Target: Massachusetts State Senator Richard J. Ross
Goal: Demand that the senator reject a bizarre attack on people seeking divorce
People don’t get married planning to divorce, but sometimes things happen. Partners may find they want different things out of life. Infidelity and compromised trust can leave couples questioning their ability to work things out. Regardless of the motivations for divorce it is rarely an easy decision to make or a comfortable process to endure. And if one Massachusetts resident has his way it could become even more awkward.
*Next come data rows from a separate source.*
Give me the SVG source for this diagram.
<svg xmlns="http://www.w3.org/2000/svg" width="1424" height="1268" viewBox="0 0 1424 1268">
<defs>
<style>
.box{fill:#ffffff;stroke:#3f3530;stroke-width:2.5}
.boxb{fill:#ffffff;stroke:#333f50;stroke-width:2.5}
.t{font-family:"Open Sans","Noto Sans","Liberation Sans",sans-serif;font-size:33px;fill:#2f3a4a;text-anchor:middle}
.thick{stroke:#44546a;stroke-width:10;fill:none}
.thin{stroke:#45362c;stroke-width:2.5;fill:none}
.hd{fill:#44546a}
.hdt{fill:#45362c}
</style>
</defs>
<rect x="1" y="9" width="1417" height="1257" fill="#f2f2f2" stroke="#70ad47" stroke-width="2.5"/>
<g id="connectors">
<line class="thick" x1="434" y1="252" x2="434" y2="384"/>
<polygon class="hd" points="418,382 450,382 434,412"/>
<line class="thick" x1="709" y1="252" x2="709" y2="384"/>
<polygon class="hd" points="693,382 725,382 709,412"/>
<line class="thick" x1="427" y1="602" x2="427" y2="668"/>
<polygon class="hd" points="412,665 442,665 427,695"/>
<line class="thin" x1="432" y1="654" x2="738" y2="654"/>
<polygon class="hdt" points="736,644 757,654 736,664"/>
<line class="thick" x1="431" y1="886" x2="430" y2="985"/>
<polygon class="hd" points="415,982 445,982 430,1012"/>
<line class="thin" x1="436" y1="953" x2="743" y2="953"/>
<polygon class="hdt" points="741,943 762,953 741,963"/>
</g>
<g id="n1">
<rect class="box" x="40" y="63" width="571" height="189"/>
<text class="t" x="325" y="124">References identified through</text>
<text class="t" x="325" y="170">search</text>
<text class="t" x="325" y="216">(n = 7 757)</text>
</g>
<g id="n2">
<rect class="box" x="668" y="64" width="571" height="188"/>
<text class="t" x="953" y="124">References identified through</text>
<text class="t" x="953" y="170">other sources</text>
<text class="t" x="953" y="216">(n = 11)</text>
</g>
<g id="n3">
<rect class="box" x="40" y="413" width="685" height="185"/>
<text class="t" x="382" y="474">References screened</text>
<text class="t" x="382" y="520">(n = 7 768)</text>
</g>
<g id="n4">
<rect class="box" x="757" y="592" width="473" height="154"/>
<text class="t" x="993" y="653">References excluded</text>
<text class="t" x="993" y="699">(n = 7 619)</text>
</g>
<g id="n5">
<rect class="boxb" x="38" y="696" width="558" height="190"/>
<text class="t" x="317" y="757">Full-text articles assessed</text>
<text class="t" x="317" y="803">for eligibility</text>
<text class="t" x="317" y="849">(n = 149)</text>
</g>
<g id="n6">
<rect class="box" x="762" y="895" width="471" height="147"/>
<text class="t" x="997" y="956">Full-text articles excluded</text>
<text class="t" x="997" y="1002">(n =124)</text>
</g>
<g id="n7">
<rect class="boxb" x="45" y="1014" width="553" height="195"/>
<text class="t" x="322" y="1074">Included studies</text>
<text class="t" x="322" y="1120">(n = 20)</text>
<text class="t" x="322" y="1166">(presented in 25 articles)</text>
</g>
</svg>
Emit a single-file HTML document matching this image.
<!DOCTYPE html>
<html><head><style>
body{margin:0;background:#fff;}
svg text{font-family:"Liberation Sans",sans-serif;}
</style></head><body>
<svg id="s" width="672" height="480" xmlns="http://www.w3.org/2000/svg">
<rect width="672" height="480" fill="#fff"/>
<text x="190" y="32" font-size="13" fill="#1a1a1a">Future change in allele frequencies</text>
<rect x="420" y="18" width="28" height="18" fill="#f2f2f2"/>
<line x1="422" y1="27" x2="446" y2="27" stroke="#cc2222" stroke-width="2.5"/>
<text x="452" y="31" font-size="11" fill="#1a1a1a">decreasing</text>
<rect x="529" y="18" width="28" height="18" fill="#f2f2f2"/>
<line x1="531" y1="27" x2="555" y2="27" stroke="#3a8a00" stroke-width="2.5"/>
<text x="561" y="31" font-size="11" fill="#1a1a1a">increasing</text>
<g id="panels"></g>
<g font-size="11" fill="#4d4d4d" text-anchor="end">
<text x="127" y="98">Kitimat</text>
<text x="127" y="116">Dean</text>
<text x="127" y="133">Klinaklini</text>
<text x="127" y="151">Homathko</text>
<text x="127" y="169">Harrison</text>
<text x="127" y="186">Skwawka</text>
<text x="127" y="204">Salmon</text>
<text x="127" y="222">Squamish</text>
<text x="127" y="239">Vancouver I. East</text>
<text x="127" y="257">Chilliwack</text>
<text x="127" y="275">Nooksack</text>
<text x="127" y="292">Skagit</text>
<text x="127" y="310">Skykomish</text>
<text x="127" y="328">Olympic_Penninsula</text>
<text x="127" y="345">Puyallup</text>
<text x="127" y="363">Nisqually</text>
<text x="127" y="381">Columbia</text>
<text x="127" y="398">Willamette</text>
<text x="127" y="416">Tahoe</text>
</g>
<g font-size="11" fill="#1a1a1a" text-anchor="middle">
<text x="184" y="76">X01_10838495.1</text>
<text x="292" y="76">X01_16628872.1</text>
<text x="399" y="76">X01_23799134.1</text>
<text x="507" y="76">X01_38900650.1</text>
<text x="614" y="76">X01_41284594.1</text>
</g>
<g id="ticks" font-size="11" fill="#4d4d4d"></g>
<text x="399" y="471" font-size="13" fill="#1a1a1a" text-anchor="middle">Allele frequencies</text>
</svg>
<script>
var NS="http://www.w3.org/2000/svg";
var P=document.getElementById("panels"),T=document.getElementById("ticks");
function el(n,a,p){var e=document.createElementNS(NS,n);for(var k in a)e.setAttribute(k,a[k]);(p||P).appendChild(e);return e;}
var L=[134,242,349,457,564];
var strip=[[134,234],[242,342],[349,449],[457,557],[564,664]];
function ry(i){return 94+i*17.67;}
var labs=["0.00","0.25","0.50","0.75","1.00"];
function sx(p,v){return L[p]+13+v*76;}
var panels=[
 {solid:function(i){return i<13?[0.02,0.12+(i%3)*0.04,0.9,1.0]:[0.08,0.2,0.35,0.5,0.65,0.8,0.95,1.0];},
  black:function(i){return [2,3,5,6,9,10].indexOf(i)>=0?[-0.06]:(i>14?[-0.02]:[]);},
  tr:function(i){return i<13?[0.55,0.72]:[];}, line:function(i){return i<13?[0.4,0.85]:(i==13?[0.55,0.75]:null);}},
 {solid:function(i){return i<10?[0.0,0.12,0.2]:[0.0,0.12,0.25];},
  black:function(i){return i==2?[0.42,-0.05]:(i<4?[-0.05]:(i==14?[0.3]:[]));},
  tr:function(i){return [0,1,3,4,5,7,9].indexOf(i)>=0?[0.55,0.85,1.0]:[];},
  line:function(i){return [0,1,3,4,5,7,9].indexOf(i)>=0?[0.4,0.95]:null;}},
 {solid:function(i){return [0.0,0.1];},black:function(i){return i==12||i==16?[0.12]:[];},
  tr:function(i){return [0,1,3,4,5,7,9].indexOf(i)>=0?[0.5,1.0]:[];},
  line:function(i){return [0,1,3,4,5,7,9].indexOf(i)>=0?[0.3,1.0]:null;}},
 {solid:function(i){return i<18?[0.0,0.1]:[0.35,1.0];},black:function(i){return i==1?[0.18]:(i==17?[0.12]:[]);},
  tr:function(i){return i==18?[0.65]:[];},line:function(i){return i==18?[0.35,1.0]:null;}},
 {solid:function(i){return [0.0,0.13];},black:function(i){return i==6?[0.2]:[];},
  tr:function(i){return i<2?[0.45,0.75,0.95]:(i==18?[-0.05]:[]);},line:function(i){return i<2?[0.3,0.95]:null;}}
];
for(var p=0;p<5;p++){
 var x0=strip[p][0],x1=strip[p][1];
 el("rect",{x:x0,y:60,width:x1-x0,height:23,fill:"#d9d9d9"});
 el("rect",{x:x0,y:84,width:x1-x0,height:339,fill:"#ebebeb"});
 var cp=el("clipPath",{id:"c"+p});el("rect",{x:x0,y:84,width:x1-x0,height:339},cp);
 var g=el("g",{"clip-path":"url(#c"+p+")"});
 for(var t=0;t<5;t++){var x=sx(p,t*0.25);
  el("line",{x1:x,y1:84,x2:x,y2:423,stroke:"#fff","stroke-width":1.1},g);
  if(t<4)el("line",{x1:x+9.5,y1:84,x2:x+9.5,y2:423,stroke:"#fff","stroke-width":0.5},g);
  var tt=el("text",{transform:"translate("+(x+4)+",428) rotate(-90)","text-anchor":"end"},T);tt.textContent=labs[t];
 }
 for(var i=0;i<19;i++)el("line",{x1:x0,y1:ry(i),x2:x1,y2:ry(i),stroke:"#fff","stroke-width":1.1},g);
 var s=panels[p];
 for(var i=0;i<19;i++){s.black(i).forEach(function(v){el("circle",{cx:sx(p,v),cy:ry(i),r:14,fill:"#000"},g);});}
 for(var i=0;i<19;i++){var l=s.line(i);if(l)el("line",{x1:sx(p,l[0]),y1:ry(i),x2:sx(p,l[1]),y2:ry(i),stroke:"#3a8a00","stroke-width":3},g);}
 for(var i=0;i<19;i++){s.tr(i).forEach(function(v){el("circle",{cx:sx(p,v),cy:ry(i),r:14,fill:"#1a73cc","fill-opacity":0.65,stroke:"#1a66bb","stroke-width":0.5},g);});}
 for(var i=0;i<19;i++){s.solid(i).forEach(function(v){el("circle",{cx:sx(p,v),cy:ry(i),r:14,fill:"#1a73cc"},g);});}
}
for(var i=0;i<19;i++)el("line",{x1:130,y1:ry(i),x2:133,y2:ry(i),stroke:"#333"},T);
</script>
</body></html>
Constituent Robert LeClair submitted a bill to the Massachusetts senate which insists that “the party remaining in the home shall not conduct a dating or sexual relationship within the home until a divorce is final and all financial and custody issues are resolved, unless the express permission is granted by the courts,” Think Progress reports. Senator Richard Ross claims not to support this constituent’s bill personally but did not reject it for consideration. Because Massachusetts state law requires a waiting period of at least 120 days before a divorce can be finalized this new bill would demand that the spouse living in the marital home get a court’s permission to date or have sex even months after initiating divorce proceedings.
This bizarre and antiquated legislation does little to protect children and instead asks the courts to meddle with the most private of matters. The law has no business telling people who to date or have sex with. Tell Senator Ross to reject this attack on people seeking divorce.
Dear Senator Ross,
I am deeply disturbed to learn of legislation proposed by one of your constituents which would require certain spouses in the midst of divorce proceedings to seek court permission before dating or having sex. While the goal of protecting children is an admirable one I feel this bill would do more harm than good by interfering with such private and personal matters.
Child welfare is already addressed in divorce proceedings. If one parent is neglecting their children or exposing them to inappropriate situations you can rest assured that the other parent will raise the issue in court. Demanding that a person seek a judge’s consent before dating or having sex even months after divorce papers were served places an unjust burden on the individual, causing tremendous embarrassment and requiring them to pay additional court fees. What’s more the bill as currently written doesn’t detail the penalties for unauthorized, pre-divorce copulation. It is poorly written and unnecessarily invasive.
While Massachusetts law gives citizens the right to propose legislation, senators have the right to dismiss bills which they feel are not in the best interests of the state. I urge you to reject this bill for consideration by the state senate. Interfering in such private matters is not the role of responsible government.